I led a post-incident review at a Midwest federal office tower. Ties? Over-spec at 20 kN. But injury stemmed from bypassed interlocks—platform descended with partial stabilization due to a faulty sensor. OSHA cited 1910.66(f)(5)(i) for controls, not ties. Lesson: holistic audits beat siloed checks. Individual results vary by site, but cross-referencing with ANSI A120.1 elevates safety.

Government facilities amplify risks with public scrutiny and FOIA-exposed incidents.

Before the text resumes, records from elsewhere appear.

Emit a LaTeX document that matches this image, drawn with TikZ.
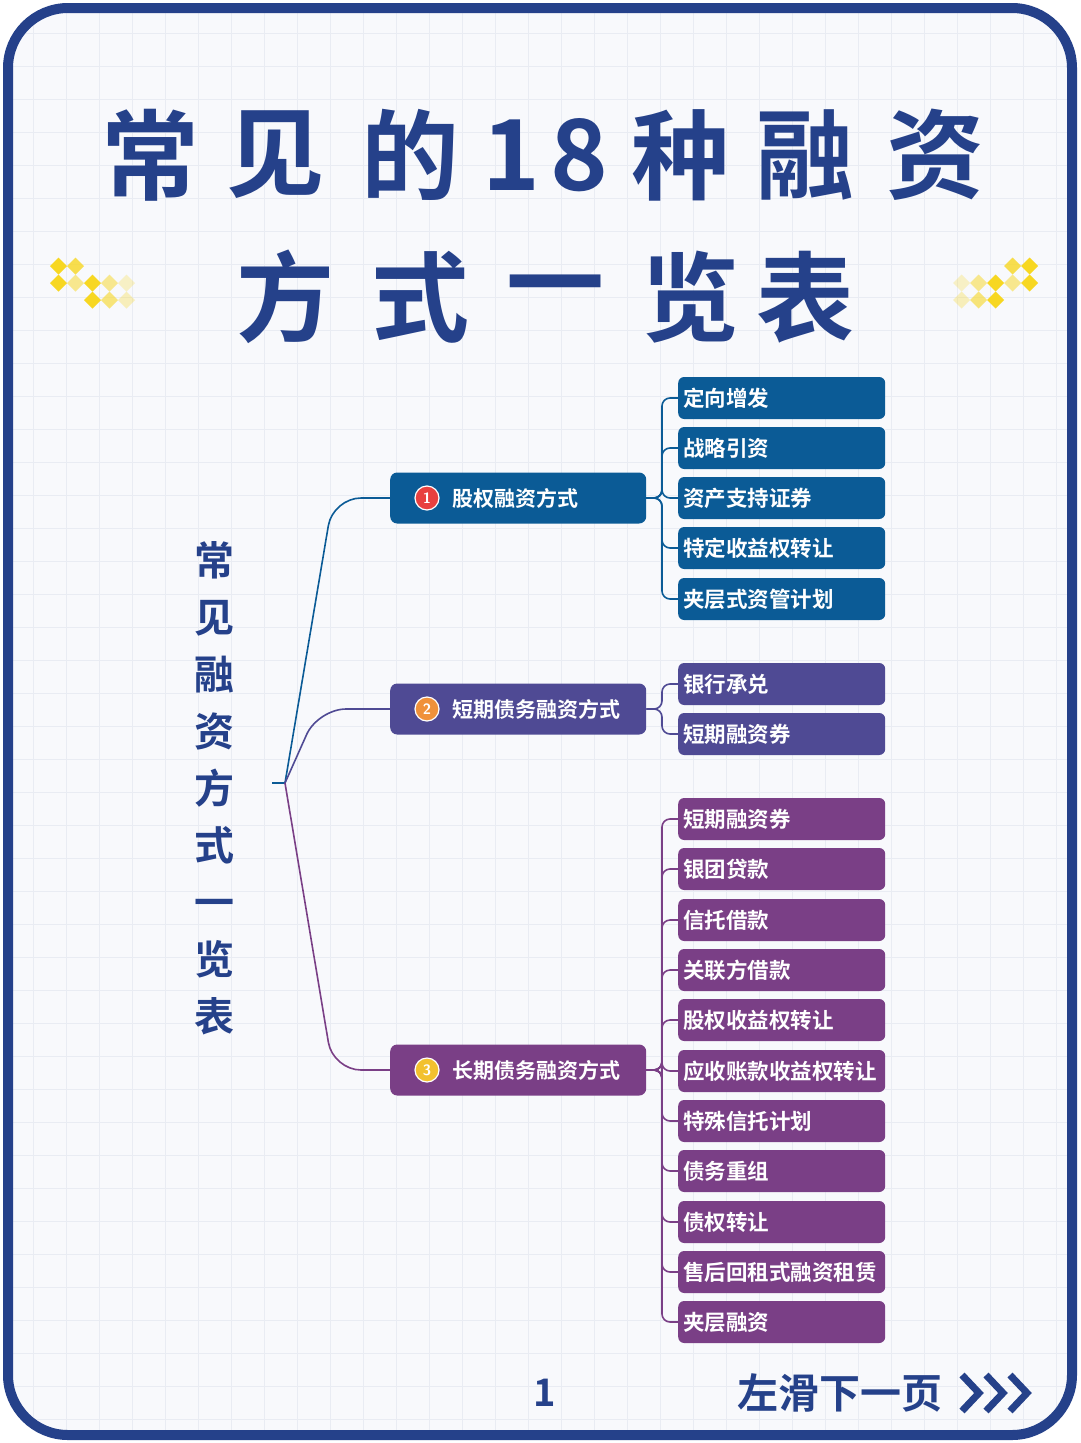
\documentclass[tikz,border=0pt]{standalone}
\usepackage{fontspec}
\newfontfamily\cjk{Noto Sans CJK SC}[BoldFont={Noto Sans CJK SC Bold}]
\definecolor{navy}{HTML}{25418A}
\definecolor{cA}{HTML}{0B5B96}
\definecolor{cB}{HTML}{4F4A94}
\definecolor{cC}{HTML}{7A3F86}
\definecolor{bg}{HTML}{F8F9FC}
\definecolor{gridc}{HTML}{E9ECF3}
\definecolor{ylw}{HTML}{F7D722}
\begin{document}
\begin{tikzpicture}[x=1pt,y=-1pt,
 leaf/.style={fill=#1,rounded corners=6pt,minimum width=207pt,minimum height=42pt,inner sep=0pt,text=white,font=\cjk\bfseries\fontsize{21.5}{23}\selectfont,anchor=west,align=left,text width=203pt},
 mainbox/.style={fill=#1,rounded corners=7pt,minimum width=256pt,minimum height=51pt,inner sep=0pt,anchor=west},
 link/.style={draw=#1,line width=1.6pt,rounded corners=8pt},
 num/.style={circle,fill=#1,draw=white,line width=1.2pt,minimum size=24pt,inner sep=0pt,text=white,font=\sffamily\bfseries\fontsize{15}{15}\selectfont}]
\useasboundingbox (0,0) rectangle (1080,1443);
\fill[white] (0,0) rectangle (1080,1443);
\fill[bg,rounded corners=60pt] (8,8) rectangle (1072,1435);
\begin{scope}
\clip[rounded corners=60pt] (8,8) rectangle (1072,1435);
\foreach \i in {0,...,33} {\draw[gridc,line width=0.6pt] (\i*33,0) -- (\i*33,1443);}
\foreach \i in {0,...,44} {\draw[gridc,line width=0.6pt] (0,\i*33) -- (1080,\i*33);}
\end{scope}
\draw[navy,line width=10pt,rounded corners=60pt] (8,8) rectangle (1072,1435);
% title
\foreach \c/\x in {常/150,见/275,的/410,种/680,融/805,资/935}
 \node[text=navy,font=\cjk\bfseries\fontsize{98}{98}\selectfont] (t\x) at (\x,155) {\c};
\node[text=navy,font=\cjk\bfseries\fontsize{98}{98}\selectfont] (t18) at (545,155) {1\kern10pt8};
\foreach \c/\x in {方/285,式/420,一/555,览/690,表/805}
 \node[text=navy,font=\cjk\bfseries\fontsize{98}{98}\selectfont] (u\x) at (\x,297) {\c};
% diamonds
\foreach \dx/\dy/\o in {0/0/1,1/0/0.8,0/1/1,1/1/0.5,2/1/1,3/1/0.5,2/2/1,3/2/0.6,4/2/0.3,4/1/0.25}{
 \fill[ylw,opacity=\o] (50+\dx*17,266+\dy*17) -- +(8.5,-8.5) -- +(17,0) -- +(8.5,8.5) -- cycle;
 \fill[ylw,opacity=\o] (1038-\dx*17,266+\dy*17) -- +(-8.5,-8.5) -- +(-17,0) -- +(-8.5,8.5) -- cycle;
}
% vertical label
\node[text=navy,font=\cjk\bfseries\fontsize{40}{57}\selectfont,align=center] (root) at (214,788) {常\\见\\融\\资\\方\\式\\一\\览\\表};
\coordinate (r) at (285,783);
\draw[link=cA] (272,783) -- (r);
% main nodes
\node[mainbox=cA] (m1) at (390,498) {};
\node[mainbox=cB] (m2) at (390,709) {};
\node[mainbox=cC] (m3) at (390,1070) {};
\foreach \m/\col/\t/\n in {m1/E8403F/股权融资方式/1,m2/F0913A/短期债务融资方式/2,m3/F2C12E/长期债务融资方式/3}{
 \definecolor{tmp}{HTML}{\col}
 \node[num=tmp] (\m n) at ([xshift=37pt]\m.west) {\n};
 \node[anchor=west,text=white,font=\cjk\bfseries\fontsize{21}{23}\selectfont] (\m t) at ([xshift=59pt]\m.west) {\t};
}
\draw[link=cA,rounded corners=28pt] (r) -- (333,498) -- (m1.west);
\draw[link=cB,rounded corners=28pt] (r) -- (318,709) -- (m2.west);
\draw[link=cC,rounded corners=28pt] (r) -- (333,1070) -- (m3.west);
% leaves
\foreach \t/\y [count=\i] in {定向增发/398,战略引资/448,资产支持证券/498,特定收益权转让/548,夹层式资管计划/599}{
 \node[leaf=cA] (a\i) at (678,\y) {\hspace*{3pt}\t};
 \draw[link=cA] (m1.east) -- (662,498) -- (662,\y) -- (a\i.west);}
\foreach \t/\y [count=\i] in {银行承兑/684,短期融资券/734}{
 \node[leaf=cB] (b\i) at (678,\y) {\hspace*{3pt}\t};
 \draw[link=cB] (m2.east) -- (662,709) -- (662,\y) -- (b\i.west);}
\foreach \t/\y [count=\i] in {短期融资券/819,银团贷款/869,信托借款/920,关联方借款/970,股权收益权转让/1020,应收账款收益权转让/1071,特殊信托计划/1121,债务重组/1171,债权转让/1222,售后回租式融资租赁/1272,夹层融资/1322}{
 \node[leaf=cC] (c\i) at (678,\y) {\hspace*{3pt}\t};
 \draw[link=cC] (m3.east) -- (662,1070) -- (662,\y) -- (c\i.west);}
% footer
\node[text=navy,font=\cjk\bfseries\fontsize{38}{38}\selectfont] (pg) at (545,1393) {1};
\node[text=navy,font=\cjk\bfseries\fontsize{41}{41}\selectfont] (nx) at (840,1393) {左滑下一页};
\foreach \x in {962,986,1010}
 \draw[navy,line width=7pt,line join=miter] (\x,1375) -- (\x+17,1393) -- (\x,1411);
\end{tikzpicture}
\end{document}
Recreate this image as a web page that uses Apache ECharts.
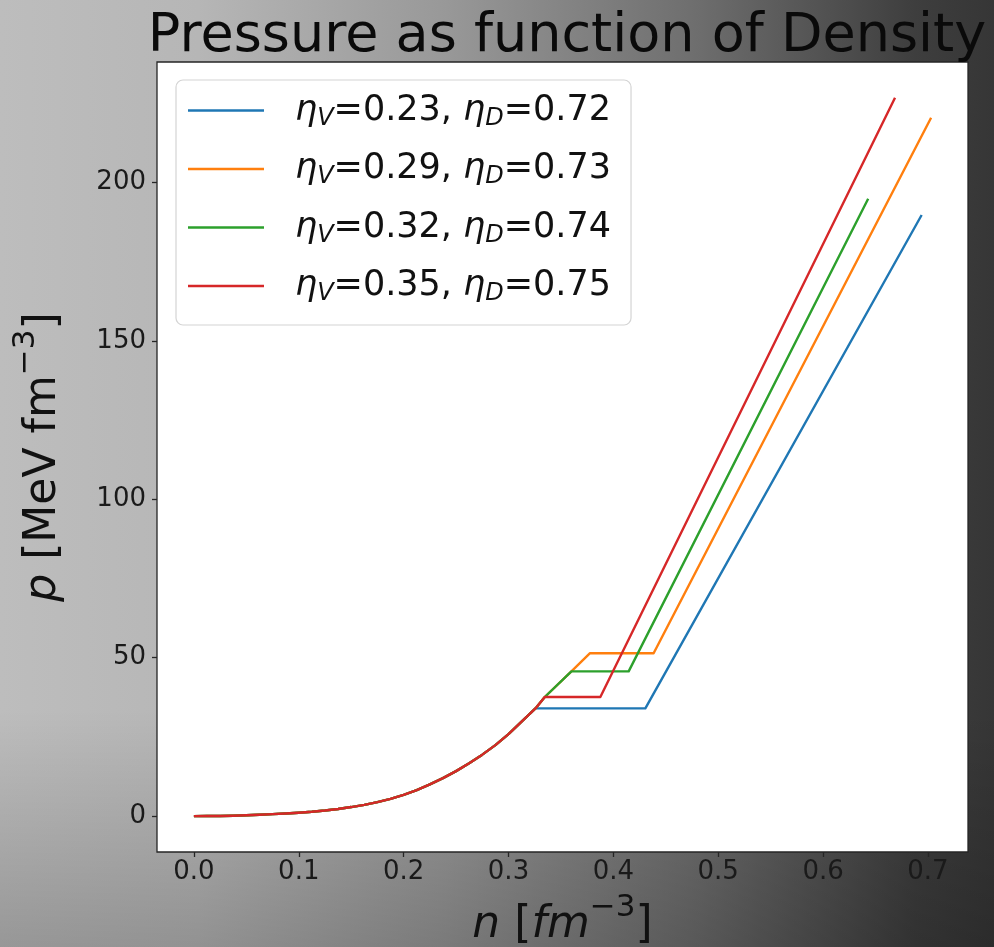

OSHA data shows powered platform fatalities cluster around misuse, not material failure—29% operator error per 2018-2022 logs.

Lock It Down: Actionable Steps Beyond Compliance

1. Mandate bi-annual third-party engineering reviews of anchors and ties, beyond OSHA minimums.
2. Simulate failures in JHA templates—train on wind, misalignment.
3. Integrate telematics: sensors alerting to tie engagement.
4. Reference GSA P100 for facilities-specific tie protocols.
5. Track incidents via digital logs; patterns emerge fast.

Compliance is table stakes. Injuries in gov facilities? They signal process gaps. Tighten those, and your platforms don't just meet regs—they outperform them.